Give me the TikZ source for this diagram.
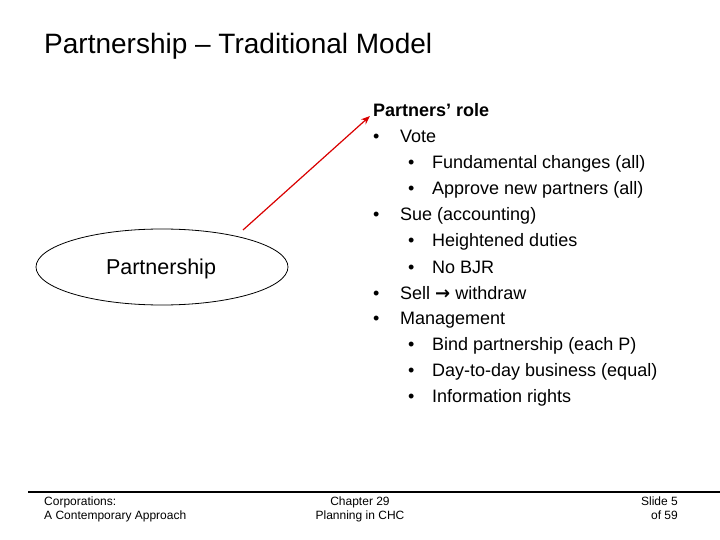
\documentclass[tikz,border=0pt]{standalone}
\usepackage{fontspec}
\setmainfont{Liberation Sans}
\newfontfamily\djv{DejaVu Sans}
\usetikzlibrary{shapes.geometric,arrows.meta}
\begin{document}
\begin{tikzpicture}[x=1pt,y=-1pt,
  txt/.style={anchor=base west,inner sep=0pt,font=\fontsize{18}{21}\selectfont},
  foot/.style={inner sep=0pt,font=\fontsize{12}{14}\selectfont,align=center}]
\useasboundingbox (0,0) rectangle (720,540);
\node[anchor=base west,inner sep=0pt,font=\fontsize{28}{32}\selectfont] (title) at (44,54) {Partnership – Traditional Model};
\node[draw,ellipse,minimum width=252,minimum height=76,inner sep=0pt,line width=0.8pt] (ell) at (162,267) {};
\node[anchor=base,inner sep=0pt,font=\fontsize{21.5}{24}\selectfont] (pt) at (161,274) {Partnership};
\node[txt,font=\fontsize{18}{21}\selectfont\bfseries] (role) at (373,117) {Partners’ role};
\coordinate (tip) at (370,116);
\draw[red!85!black,line width=1.2pt,-{Stealth[length=9pt,width=7pt]}] (243,230) -- (tip);
\foreach \y/\t [count=\i] in {137/Vote,215/Sue (accounting),293/Sell {\djv\bfseries →} withdraw,318/Management}{
  \node[txt] (b\i) at (373,\y+6) {•};
  \node[txt] (t\i) at (400,\y+6) {\t};}
\foreach \y/\t [count=\i] in {163/Fundamental changes (all),189/Approve new partners (all),241/Heightened duties,267/No BJR,344/Bind partnership (each P),370/Day-to-day business (equal),396/Information rights}{
  \node[txt] (sb\i) at (408,\y+6) {•};
  \node[txt] (st\i) at (432,\y+6) {\t};}
\coordinate (l1) at (28,492);
\coordinate (l2) at (720,492);
\draw[line width=1.2pt] (l1) -- (l2);
\node[foot,anchor=north west,align=left] (f1) at (44,497) {Corporations:\\A Contemporary Approach};
\node[foot,anchor=north] (f2) at (360,497) {Chapter 29\\Planning in CHC};
\node[foot,anchor=north east,align=right] (f3) at (678,497) {Slide 5\\of 59};
\end{tikzpicture}
\end{document}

Short exercise
Take the listing and print it again exactly, but without any pictures.

Correct output
Give me the TikZ source for this diagram.
\documentclass[tikz,border=0pt]{standalone}
\usepackage{fontspec}
\setmainfont{Liberation Sans}
\newfontfamily\djv{DejaVu Sans}
\usetikzlibrary{shapes.geometric,arrows.meta}
\begin{document}
\begin{tikzpicture}[x=1pt,y=-1pt,
  txt/.style={anchor=base west,inner sep=0pt,font=\fontsize{18}{21}\selectfont},
  foot/.style={inner sep=0pt,font=\fontsize{12}{14}\selectfont,align=center}]
\useasboundingbox (0,0) rectangle (720,540);
\node[anchor=base west,inner sep=0pt,font=\fontsize{28}{32}\selectfont] (title) at (44,54) {Partnership – Traditional Model};
\node[draw,ellipse,minimum width=252,minimum height=76,inner sep=0pt,line width=0.8pt] (ell) at (162,267) {};
\node[anchor=base,inner sep=0pt,font=\fontsize{21.5}{24}\selectfont] (pt) at (161,274) {Partnership};
\node[txt,font=\fontsize{18}{21}\selectfont\bfseries] (role) at (373,117) {Partners’ role};
\coordinate (tip) at (370,116);
\draw[red!85!black,line width=1.2pt,-{Stealth[length=9pt,width=7pt]}] (243,230) -- (tip);
\foreach \y/\t [count=\i] in {137/Vote,215/Sue (accounting),293/Sell {\djv\bfseries →} withdraw,318/Management}{
  \node[txt] (b\i) at (373,\y+6) {•};
  \node[txt] (t\i) at (400,\y+6) {\t};}
\foreach \y/\t [count=\i] in {163/Fundamental changes (all),189/Approve new partners (all),241/Heightened duties,267/No BJR,344/Bind partnership (each P),370/Day-to-day business (equal),396/Information rights}{
  \node[txt] (sb\i) at (408,\y+6) {•};
  \node[txt] (st\i) at (432,\y+6) {\t};}
\coordinate (l1) at (28,492);
\coordinate (l2) at (720,492);
\draw[line width=1.2pt] (l1) -- (l2);
\node[foot,anchor=north west,align=left] (f1) at (44,497) {Corporations:\\A Contemporary Approach};
\node[foot,anchor=north] (f2) at (360,497) {Chapter 29\\Planning in CHC};
\node[foot,anchor=north east,align=right] (f3) at (678,497) {Slide 5\\of 59};
\end{tikzpicture}
\end{document}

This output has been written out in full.